Tesla is spending more than expected because it is presently in a new investment phase. Whether it is to expand production capacity, or iterate new technology like autonomous driving and AI, significant capital investment is typically required. For example, its upcoming factory in Mexico has a planned annual capacity of 1 million units and will start production in 2025, but it requires an investment of USD 5 billion. Tesla must inevitably outlay a significant amount to construct the facility before it can resolve the issues at hand.

In addition, substantial investments are being made in new technology. Specific to AI, Tesla’s new generation of vehicle platforms will require utilizing large models that will create a huge demand for computing power. Tesla has already purchased 10,000 H100 processing units to meet this demand. The initial price for each H100 unit was USD 33,000, and the secondhand market price has risen beyond and into the range of USD 40,000–50,000. Using the initial price as a point of reference, the total cost already amounts to USD 330 million, excluding the energy costs required.
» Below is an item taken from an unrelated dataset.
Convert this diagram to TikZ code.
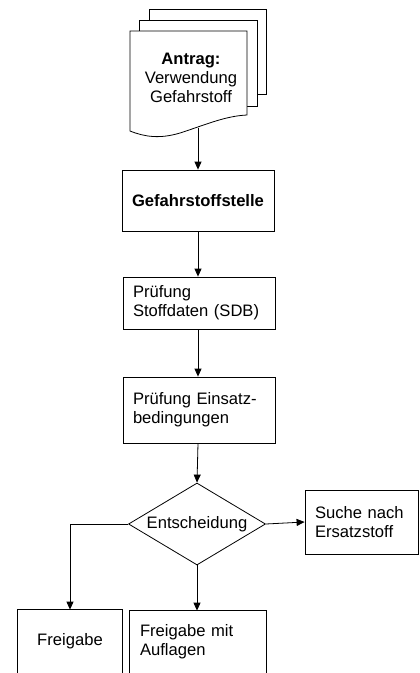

As AI continues to advance at a rapid rate, Tesla likely views the utilization of large models as necessary and is aggressively investing to expedite this development. The company is anticipated to purchase more H100 units in due course. According to GPU Utils, Inflection AI, a newly established company, has purchased 22,000 units. Larger and more financially robust entities, such as Meta, may purchase 100,000 of them or even more.

Autonomous driving is also a field that Tesla will want to conquer as it determines whether a company is perceived as a high-tech enterprise or an automotive manufacturer. According to Morgan Stanley, Tesla’s revenue from its network services business, primarily comprising self-driving and in-car entertainment services, is projected to constitute a substantial portion of its EBITDA by 2030 and the majority by 2040.

Tesla’s progress in the area of autonomous driving will hinge on the supercomputing power of Tesla Dojo and the development of its D1 chip, which Tesla Dojo utilizes. Extensive investments in this area have increased Tesla’s capital expenditure by USD 1 billion in 2024 alone, and this will eventually reflect in its R&D and amortization expenses.

Tesla is entering a phase of high investment, and low output. While it is seemingly counterintuitive to the average observer, Tesla is aggressively betting on the future, making significant near-term commitments to set itself up for success in the times ahead.